First off, I was reading about the sweep-line algorithm to find closest pair of points in O(N lgN) time over at topcoder. I mostly understood the algorithm, however when I look at the implementation provided here (copied and made more readable below), I notice some striking differences.
#define x first
#define y second
typedef pair<long long, long long> pll;
...
set <pll> boundingBox;
boundingBox.insert(points[0]); //Points have been already sorted by x-coordinate
for (int i = 1; i < numPoints; i++)
{
while ((left < i) && (points[i].x - points[left].x > shortestDistSoFar))
{
boundingBox.erase(points[left]);
left++;
}
for (auto it = boundingBox.lower_bound(pll(points[i].y - shortestDistSoFar, points[i].x - shortestDistSoFar)); it != boundingBox.end() && it->y <= points[i].y + shortestDistSoFar; it++)
{
if (dist(*it, points[i]) < shortestDistSoFar)
{
shortestDistSoFar = dist(*it, points[i]);
best1 = *it;
best2 = points[i];
}
}
boundingBox.insert(points[i]);
}
First, in the implementation snippet above, the std::set that holds the points and represents the bounding rectangle is not sorted by y-coordinate (instead by x-coordinate) which is contrary to what almost every other source says: The set is ordered by y coordinate. (Topcoder).
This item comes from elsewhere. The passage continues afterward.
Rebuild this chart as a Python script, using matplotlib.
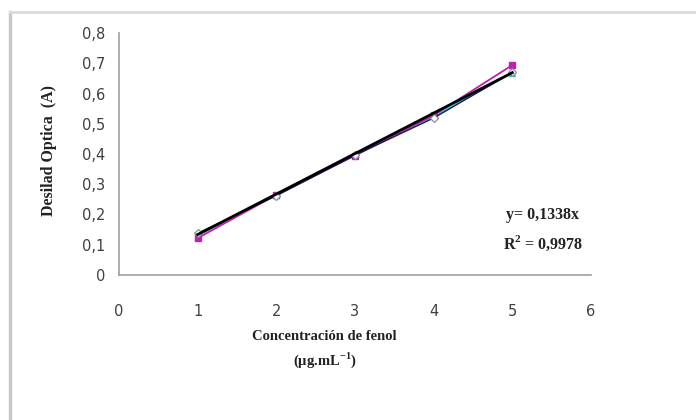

Next, even though the set is not sorted by y-coordinate, when the iterator is used to consider points in the active set ... whose y coordinates are in the range yN − h to yN + h, it is taken as the lower bound of pll(points[i].y - shortestDistSoFar, points[i].x - shortestDistSoFar). Why does the y come first? I would think that the correct order would be pll(points[i].x, points[i].y - shortestDistSoFar) but changing it to this breaks the algorithm.
Can someone please help address these seemingly inconsistent things?
In the original code, y coordinate is the first element of a pair. That's why points in a set are ordered correctly.